• _THE PROBLEM_: Return, without pictures, the lines from the start of the data through the one that contains "var chart = echarts.init(document.getElementById('gantt'));".

• _DATA SEGMENT_:

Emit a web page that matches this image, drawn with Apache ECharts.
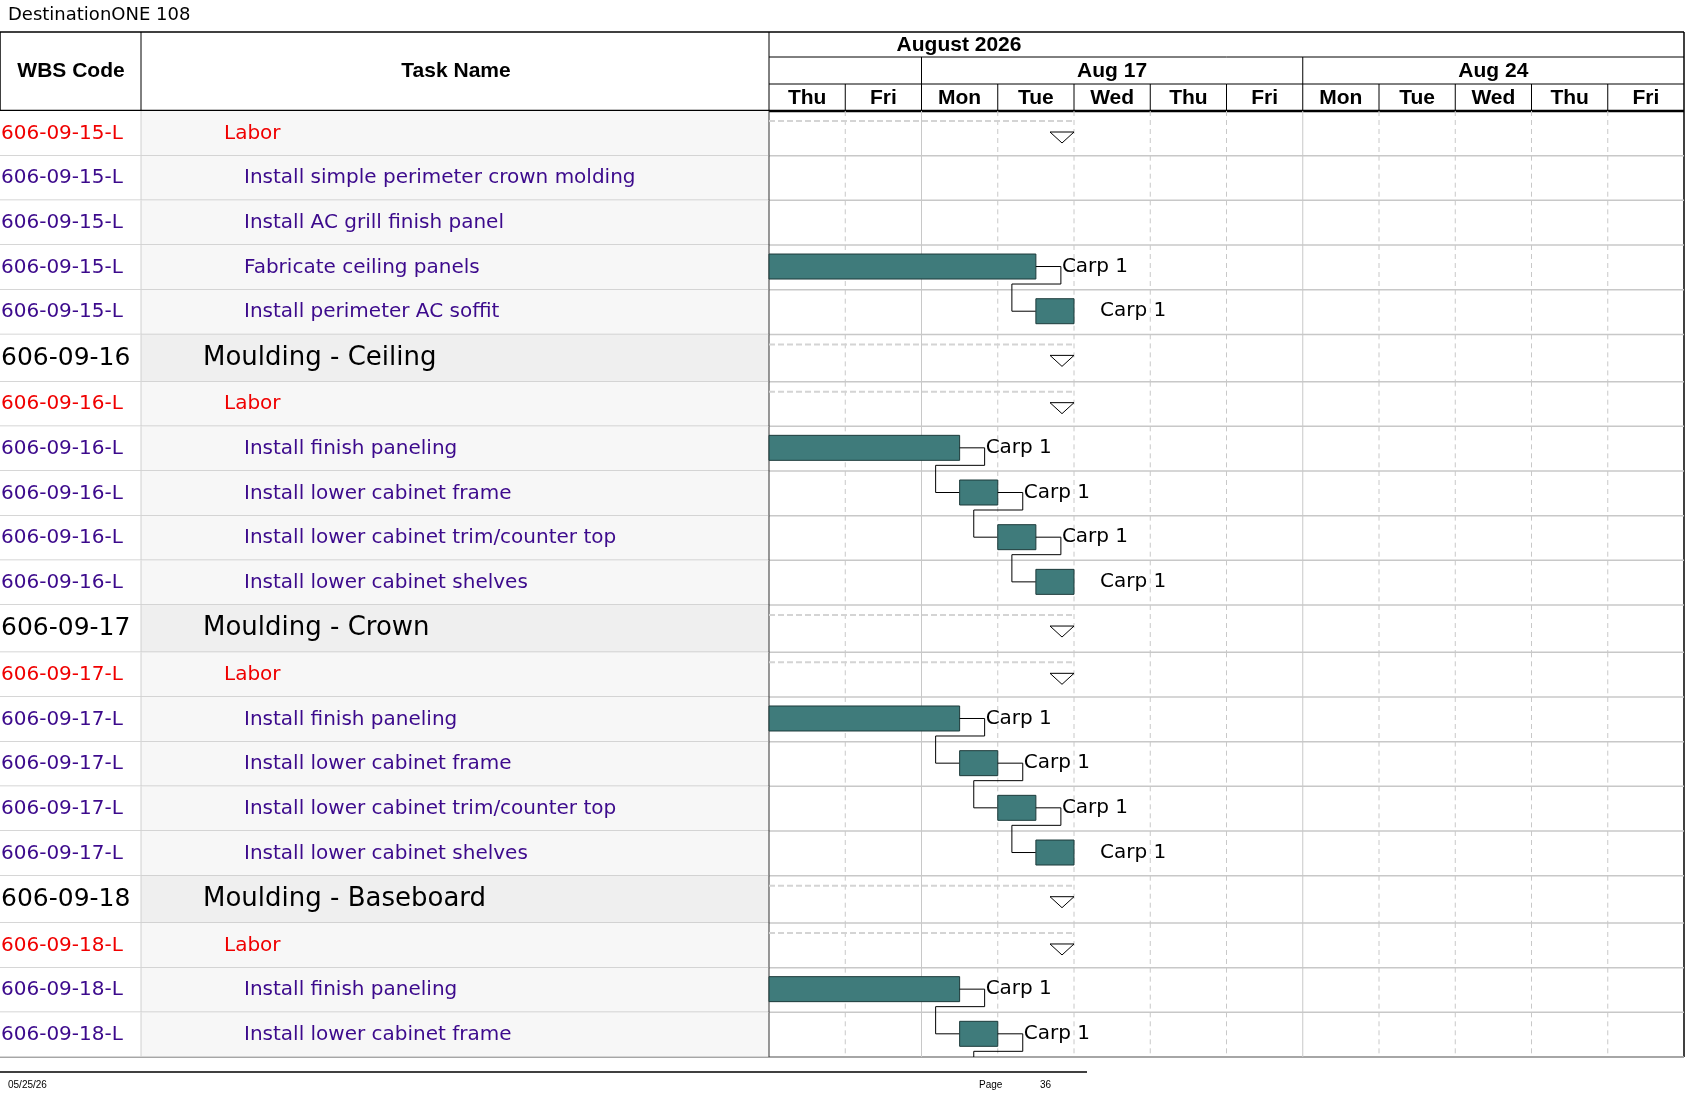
<!DOCTYPE html>
<html>
<head>
<meta charset="utf-8">
<script src="https://cdn.jsdelivr.net/npm/echarts@6/dist/echarts.min.js"></script>
<style>
  html, body { margin: 0; padding: 0; background: #fff; }
  #gantt { width: 1687px; height: 1097px; }
</style>
</head>
<body>
<div id="gantt"></div>
<script>
(function () {
var chart = echarts.init(document.getElementById('gantt'));

var FONT = 'DejaVu Sans';
var HEAD_FONT = 'Liberation Sans';
var NORMAL_H = 44.7, GROUP_H = 47.3;

var days = ['Thu', 'Fri', 'Mon', 'Tue', 'Wed', 'Thu', 'Fri', 'Mon', 'Tue', 'Wed', 'Thu', 'Fri'];
var weeks = [
    { label: '', from: 0, to: 2 },
    { label: 'Aug 17', from: 2, to: 7 },
    { label: 'Aug 24', from: 7, to: 12 }
];

// type: group / labor / task ; s,e = day offsets from Thu Aug 13
var rows = [
    { wbs: '606-09-15-L', name: 'Labor', type: 'labor', sum: [0, 4] },
    { wbs: '606-09-15-L 01', name: 'Install simple perimeter crown molding', type: 'task' },
    { wbs: '606-09-15-L 02', name: 'Install AC grill finish panel', type: 'task' },
    { wbs: '606-09-15-L 03', name: 'Fabricate ceiling panels', type: 'task', s: 0, e: 3.5, res: 'Carp 1', next: true },
    { wbs: '606-09-15-L 04', name: 'Install perimeter AC soffit', type: 'task', s: 3.5, e: 4, res: 'Carp 1' },
    { wbs: '606-09-16', name: 'Moulding - Ceiling', type: 'group', sum: [0, 4] },
    { wbs: '606-09-16-L', name: 'Labor', type: 'labor', sum: [0, 4] },
    { wbs: '606-09-16-L 01', name: 'Install finish paneling', type: 'task', s: 0, e: 2.5, res: 'Carp 1', next: true },
    { wbs: '606-09-16-L 02', name: 'Install lower cabinet frame', type: 'task', s: 2.5, e: 3, res: 'Carp 1', next: true },
    { wbs: '606-09-16-L 03', name: 'Install lower cabinet trim/counter top', type: 'task', s: 3, e: 3.5, res: 'Carp 1', next: true },
    { wbs: '606-09-16-L 04', name: 'Install lower cabinet shelves', type: 'task', s: 3.5, e: 4, res: 'Carp 1' },
    { wbs: '606-09-17', name: 'Moulding - Crown', type: 'group', sum: [0, 4] },
    { wbs: '606-09-17-L', name: 'Labor', type: 'labor', sum: [0, 4] },
    { wbs: '606-09-17-L 01', name: 'Install finish paneling', type: 'task', s: 0, e: 2.5, res: 'Carp 1', next: true },
    { wbs: '606-09-17-L 02', name: 'Install lower cabinet frame', type: 'task', s: 2.5, e: 3, res: 'Carp 1', next: true },
    { wbs: '606-09-17-L 03', name: 'Install lower cabinet trim/counter top', type: 'task', s: 3, e: 3.5, res: 'Carp 1', next: true },
    { wbs: '606-09-17-L 04', name: 'Install lower cabinet shelves', type: 'task', s: 3.5, e: 4, res: 'Carp 1' },
    { wbs: '606-09-18', name: 'Moulding - Baseboard', type: 'group', sum: [0, 4] },
    { wbs: '606-09-18-L', name: 'Labor', type: 'labor', sum: [0, 4] },
    { wbs: '606-09-18-L 01', name: 'Install finish paneling', type: 'task', s: 0, e: 2.5, res: 'Carp 1', next: true },
    { wbs: '606-09-18-L 02', name: 'Install lower cabinet frame', type: 'task', s: 2.5, e: 3, res: 'Carp 1', next: 'cut' }
];

var rowTop = 0;
var data = rows.map(function (r, i) {
    var h = r.type == 'group' ? GROUP_H : NORMAL_H;
    var item = [i, rowTop, h, r.s == null ? 0 : r.s, r.e == null ? 0 : r.e];
    rowTop += h;
    return item;
});
var total = rowTop;

var colors = { group: '#000', labor: '#f00000', task: '#3c0a8c' };

function renderRow(params, api) {
    var r = rows[api.value(0)];
    var y0 = api.coord([0, api.value(1)])[1];
    var y1 = api.coord([0, api.value(1) + api.value(2)])[1];
    var ym = (y0 + y1) / 2;
    var X = function (d) { return api.coord([d, 0])[0]; };
    var isGroup = r.type == 'group';
    var ch = [];

    ch.push({ type: 'rect', shape: { x: 0, y: y0, width: 141, height: y1 - y0 }, style: { fill: '#fff' } });
    ch.push({ type: 'rect', shape: { x: 141, y: y0, width: 628, height: y1 - y0 }, style: { fill: isGroup ? '#efefef' : '#f7f7f7' } });

    for (var d = 1; d < 12; d++) {
        var wk = d == 2 || d == 7;
        ch.push({ type: 'line', shape: { x1: X(d), y1: y0, x2: X(d), y2: y1 },
            style: { stroke: '#c8c8c8', lineWidth: 1, lineDash: wk ? null : [5, 4] } });
    }
    ch.push({ type: 'line', shape: { x1: 0, y1: y1, x2: 1684, y2: y1 }, style: { stroke: '#c8c8c8', lineWidth: 1.5 } });
    ch.push({ type: 'line', shape: { x1: 141, y1: y0, x2: 141, y2: y1 }, style: { stroke: '#d0d0d0', lineWidth: 1 } });
    ch.push({ type: 'line', shape: { x1: 769, y1: y0, x2: 769, y2: y1 }, style: { stroke: '#333', lineWidth: 1 } });

    ch.push({ type: 'text', style: {
        x: 1, y: ym, text: r.wbs, fill: colors[r.type], width: 140, overflow: 'truncate', ellipsis: '',
        font: (isGroup ? 25 : 20) + 'px "' + FONT + '"', verticalAlign: 'middle' } });
    var nx = isGroup ? 203 : (r.type == 'labor' ? 224 : 244);
    ch.push({ type: 'text', style: {
        x: nx, y: ym, text: r.name, fill: colors[r.type],
        font: (isGroup ? 26 : 20) + 'px "' + FONT + '"', verticalAlign: 'middle' } });

    if (r.sum) {
        var sx0 = X(r.sum[0]), sx1 = X(r.sum[1]);
        ch.push({ type: 'line', shape: { x1: sx0, y1: y0 + 10, x2: sx1, y2: y0 + 10 },
            style: { stroke: '#d4d4d4', lineWidth: 2, lineDash: [6, 3] } });
        ch.push({ type: 'polygon', shape: { points: [[sx1 - 24, y0 + 21], [sx1, y0 + 21], [sx1 - 12, y0 + 32]] },
            style: { fill: '#fff', stroke: '#000', lineWidth: 1 } });
    }

    if (r.s != null) {
        var bx0 = X(api.value(3)), bx1 = X(api.value(4));
        var bt = y0 + 9, bb = y0 + 34;
        ch.push({ type: 'rect', shape: { x: bx0, y: bt, width: bx1 - bx0, height: bb - bt },
            style: { fill: '#3f7b7b', stroke: '#1d3b3b', lineWidth: 1 } });
        var my = (bt + bb) / 2;
        if (r.next) {
            ch.push({ type: 'line', shape: { x1: bx1, y1: my, x2: bx1 + 25, y2: my }, style: { stroke: '#000', lineWidth: 1 } });
            var cy = bb + 5;
            var nx0 = bx1 - 24;
            var pts = [[bx1 + 25, my], [bx1 + 25, cy], [nx0, cy], [nx0, r.next == 'cut' ? y1 : y1 + 21.5]];
            if (r.next !== 'cut') pts.push([bx1, y1 + 21.5]);
            ch.push({ type: 'polyline', shape: { points: pts }, style: { stroke: '#000', lineWidth: 1, fill: null } });
        }
        ch.push({ type: 'text', style: { x: bx1 + 26, y: my, text: r.res, fill: '#000',
            font: '20px "' + FONT + '"', verticalAlign: 'middle' } });
    }
    return { type: 'group', children: ch };
}

var option = {
    animation: false,
    grid: { left: 769, right: 3, top: 111, bottom: 40 },
    xAxis: { type: 'value', min: 0, max: 12, show: false },
    yAxis: { type: 'value', min: 0, max: total, inverse: true, show: false },
    series: [{
        type: 'custom',
        renderItem: renderRow,
        clip: false,
        encode: { x: [3, 4], y: 1 },
        data: data
    }]
};
chart.setOption(option);

// header, frame, footer
var px = function (d) { return chart.convertToPixel({ gridIndex: 0 }, [d, 0])[0]; };
var yEnd = chart.convertToPixel({ gridIndex: 0 }, [0, total])[1];
var g = [];
var hfont = 'bold 21px "' + HEAD_FONT + '"';
function line(x1, y1, x2, y2, w, c) {
    g.push({ type: 'line', shape: { x1: x1, y1: y1, x2: x2, y2: y2 }, style: { stroke: c || '#000', lineWidth: w || 1 } });
}
function text(x, y, t, f, align) {
    g.push({ type: 'text', style: { x: x, y: y, text: t, font: f, fill: '#000', align: align || 'center', verticalAlign: 'middle' } });
}
text(8, 15, 'DestinationONE 108', '18px "' + FONT + '"', 'left');
line(0, 32, 1684, 32, 1.5);
line(1684, 32, 1684, yEnd, 1.5);
line(0, 32, 0, yEnd, 1.5);
line(141, 32, 141, 111, 1);
line(769, 32, 769, 111, 1);
line(769, 57, 1684, 57, 1);
line(769, 84, 1684, 84, 1);
line(0, 111, 1684, 111, 2.5);
line(0, yEnd, 1684, yEnd, 1.5);
text(71, 71, 'WBS Code', hfont);
text(456, 71, 'Task Name', hfont);
text(959, 45, 'August 2026', hfont);
weeks.forEach(function (w) {
    if (w.from > 0) line(px(w.from), 57, px(w.from), 84, 1);
    text((px(w.from) + px(w.to)) / 2, 71, w.label, hfont);
});
days.forEach(function (d, i) {
    if (i > 0) line(px(i), 84, px(i), 111, 1);
    text((px(i) + px(i + 1)) / 2, 98, d, hfont);
});
line(0, 1072, 1087, 1072, 1.5);
text(8, 1085, '05/25/26', '10px "' + HEAD_FONT + '"', 'left');
text(979, 1085, 'Page', '10px "' + HEAD_FONT + '"', 'left');
text(1040, 1085, '36', '10px "' + HEAD_FONT + '"', 'left');

chart.setOption({ graphic: g });
})();
</script>
</body>
</html>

• _RESULT FOR THIS EXERCISE_:
Emit a web page that matches this image, drawn with Apache ECharts.
<!DOCTYPE html>
<html>
<head>
<meta charset="utf-8">
<script src="https://cdn.jsdelivr.net/npm/echarts@6/dist/echarts.min.js"></script>
<style>
  html, body { margin: 0; padding: 0; background: #fff; }
  #gantt { width: 1687px; height: 1097px; }
</style>
</head>
<body>
<div id="gantt"></div>
<script>
(function () {
var chart = echarts.init(document.getElementById('gantt'));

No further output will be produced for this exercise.